When we were omnivorous hunter-gatherers, that capability aided us tremendously, and may have been an important factor in our species’ survival to this day. Now, though, we’re mostly free from predators, and the things in grocery stores tend to be silent, giving us little clue of their whereabouts so we can select them. That may be why we were forced, over time, to create locomotives, jet planes, The Dukes of Dixieland, marching bands, music, and stereo systems to put our two ears to use.
If you stop to think about it, most of sound is about time: When technically describing it, two of the main things we talk or write about are amplitude (how LOUD it is) and frequency — for a single tone, how many times a sinusoidal pressure wave (the elements of what we hear as sound) is repeated each second (a purely timing function). Time is one of the absolute basics of sound, and so is phase, which is, itself, a time function, with every sine wave consisting of 360 degrees of phase – each being 1/360th of a wave-duration long. Thus, if the speed of sound in air at sea-level is (at “normal” temperature and pressure) considered to be 1,125 feet per second (343 m/sec) and we’re talking about a 1kHz (1,000 “cycles” per second) sinewave, its wavelength will be 1.125ft (0.343m) (1,125ft÷ 1000 = 1.125 ft) or about 13.5 inches (34.29cm) and each degree of phase (180 degrees positive plus 180 degrees negative) will be 0.0375 inches (9.53mm) long. (13.5″ ÷ 360 = 0.0375″ or 34.29cm ÷ 360 = 0.0953 cm = 9.53mm).
Where all this becomes important is when you consider that the ear-to-ear distance through the average head is something like 6 inches (15.24cm). For sound at 1kHz, that distance is equal to 160° of phase. (6″÷ 0.0375″ = 160 or 15.24cm ÷ 0.0953cm = 160) which means that if a 1kHz tone were to arrive at your left ear from a source directly facing that ear at (by some fortuitous happenstance) .a point on its waveform corresponding to 0° of phase, by the time it traveled the additional 6 inches or 15.24 cm to get to your right ear, it would be 0.0004444 seconds (0.4444 milliseconds) later (6″= 0.5′, 0.5’÷ 1125′ per second = 0.0004444 seconds)and 160° different in phase. And if, on the other hand, that 1kHz tone came from directly in front of you, instead of even with your left ear and 90° directly to your side, both of your ears would hear it at the same time and in the same phase. That’s how time and phase help us to tell the direction and distance that sounds are coming from (and, of course, to locate the things, instruments, or people that are making them).
It’s also one of the reasons why binaural sound can be better than stereo.
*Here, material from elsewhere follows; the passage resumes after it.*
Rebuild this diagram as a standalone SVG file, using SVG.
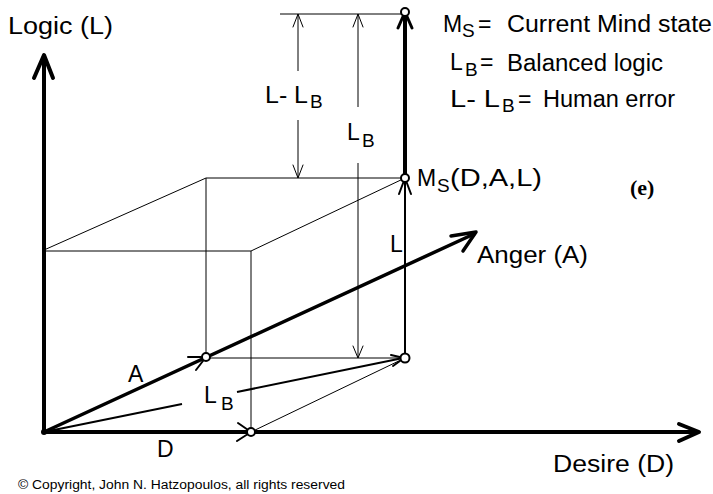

The earliest two channel stereo (and what seems to be an increasing number of modern audiophile recordings, too) was recorded with just two broadly-spaced (eight feet apart or thereabouts) omnidirectional microphones placed directly above and/or in front of the performers. With just one mic per channel and with the mics placed (except for height) at about the same distance as the playback speakers would be, each mic became functionally analogous to each of the ears of the ultimate listener, and one would expect that a reasonably accurate stereo presentation could be produced.
The problem with it is that, even with that simple setup, both of the microphones can hear – except as attenuated by distance — all of the sound coming from all of the players, instead of the left mic hearing only the players on the left side and the right mic hearing only the players on the right.
“Well, so what”, you might ask, “Don’t our ears do exactly the same thing?” And you might even add something about the microphones and the speakers playing-back the sound recorded from them both being (roughly) the same distance apart, so the time differences between (for example) the right-side sound heard by the left mic and the right-side sound played-back by the left-side speaker (and vice versa) should be the same for both mics and for both speakers.
And that would be exactly right, except that the distance between our ears is only about 6 inches, instead of the 8 feet – 16 times as much – between the two microphones or the two playback speakers, and that means that the distance in time and in phase that will be recorded and played back by those microphones and speakers – the auditory “parallax” (if I may coin a new term) – will be far greater than what we would hear if we were listening to the same live performance with our own ears instead of a pair of microphones. And that will mean that, no matter how good our system is, it can never really get the time and phase right, and sound like live music.
With binaural recording, though, and playback through head phones, it’s easy. I’ll go into it in more detail next time.
See you then!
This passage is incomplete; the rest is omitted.